4. For each card, in batches of 5-10:
   a. If the file has a binary extension (media or binary_doc) → assign the appropriate type, summary by filename, skip `read_doc()`
   b. Otherwise, call `read_doc(doc_id)` to read the file content
   c. Analyze the content and determine:
      - **type** — one of the types from `get_doc_types()` vocabulary
      - **summary** — 1-2 sentence description of what the file contains and why it matters (see Writing Good Summaries)
      - **keywords** — 5-15 keywords for search (see Writing Good Keywords)
      - **headings** — extract verbatim ATX markdown headings from the content (see Extracting Headings)
      - **date** — semantic content date if clearly present (see Extracting Date). Optional; omit if not found.
   d. Call `update_index_tool(doc_id, type=..., summary=..., keywords=[...], headings=[...], date="YYYY-MM-DD")` — `date` omitted if no date was extracted
5. After finishing all cards, report: how many enriched, any errors

## Classification Rules

Use ONLY types from the `get_doc_types()` vocabulary. If a file does not fit any type — assign `undef`. Do NOT invent new types. The server validates types — unknown types will be rejected.

**Classify by content, not by filename.** A file named "референс" may be a design doc. A file named "plan" may be a task.

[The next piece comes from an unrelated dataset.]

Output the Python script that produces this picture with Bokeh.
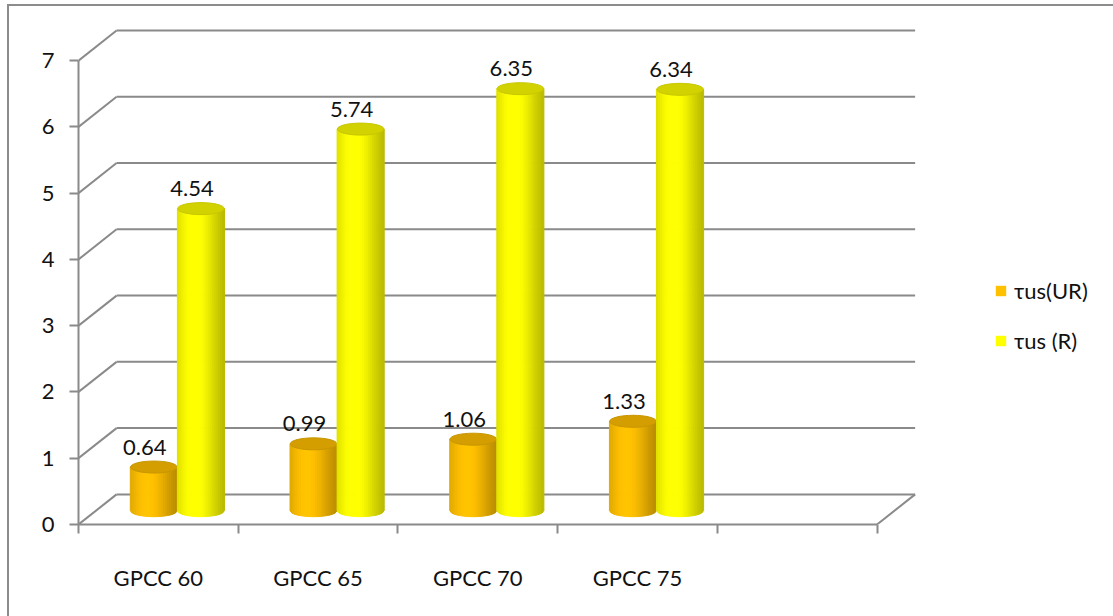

Always read the file first, then decide.

**Skill vs reference:** A file is a `skill` only if it has a SKILL.md with YAML frontmatter. A methodology doc with "skill" in the name is NOT a skill — it's a `reference`.

## Writing Good Summaries

- 1-2 sentences, factual, no fluff
- Answer: "What is this file and what does it contain?"
- Include the most important detail (e.g., which API, which module, which workflow)
- Write in the document's language. Russian doc → Russian summary. English doc → English summary. Mixed-language → use the dominant language.

**Good (English doc):** "Pydantic models for astrolabe data structures: AppConfig, DocCard, IndexData, SearchResult, CosmosResponse. Defines the data contract between all modules."

**Good (Russian doc):** "Спецификация модуля индексации: сканирование файловой системы, построение индекса, детекция изменений по хешу, три режима переиндексации (update, clean, rebuild)."

**Bad:** "This file contains models." / "An important configuration file for the project."

## Writing Good Keywords

- 5-15 keywords, lowercase
- Include: main topic, technology/tool names, key concepts, proper nouns
- Exclude: generic words (file, document, code, project), stop words
- Think: "What would someone search for to find this file?"

**Bilingual keywords:** If a document is in Russian (or mixed), add keywords in both Russian and English for key concepts. This lets the document be found via either language.

**Good (Russian doc):** `["спецификация", "specification", "индексация", "indexing", "хеш", "hash", "переиндексация", "reindex", "детекция-изменений", "change-detection"]`

**Good (English doc):** `["pydantic", "models", "doccard", "appconfig", "indexdata", "data-contract"]`

**Temporal markers:** If a document has a clear date context (meeting notes, reports, changelogs, plans), add date keywords in multiple formats:
`["2025-11", "ноябрь 2025", "november 2025"]`

Note: if the document has a specific date, also pass it via the `date` field (see Extracting Date). Date keywords and the `date` field complement each other — keywords help fuzzy/multilingual search, `date` enables strict range filtering and chronological sort.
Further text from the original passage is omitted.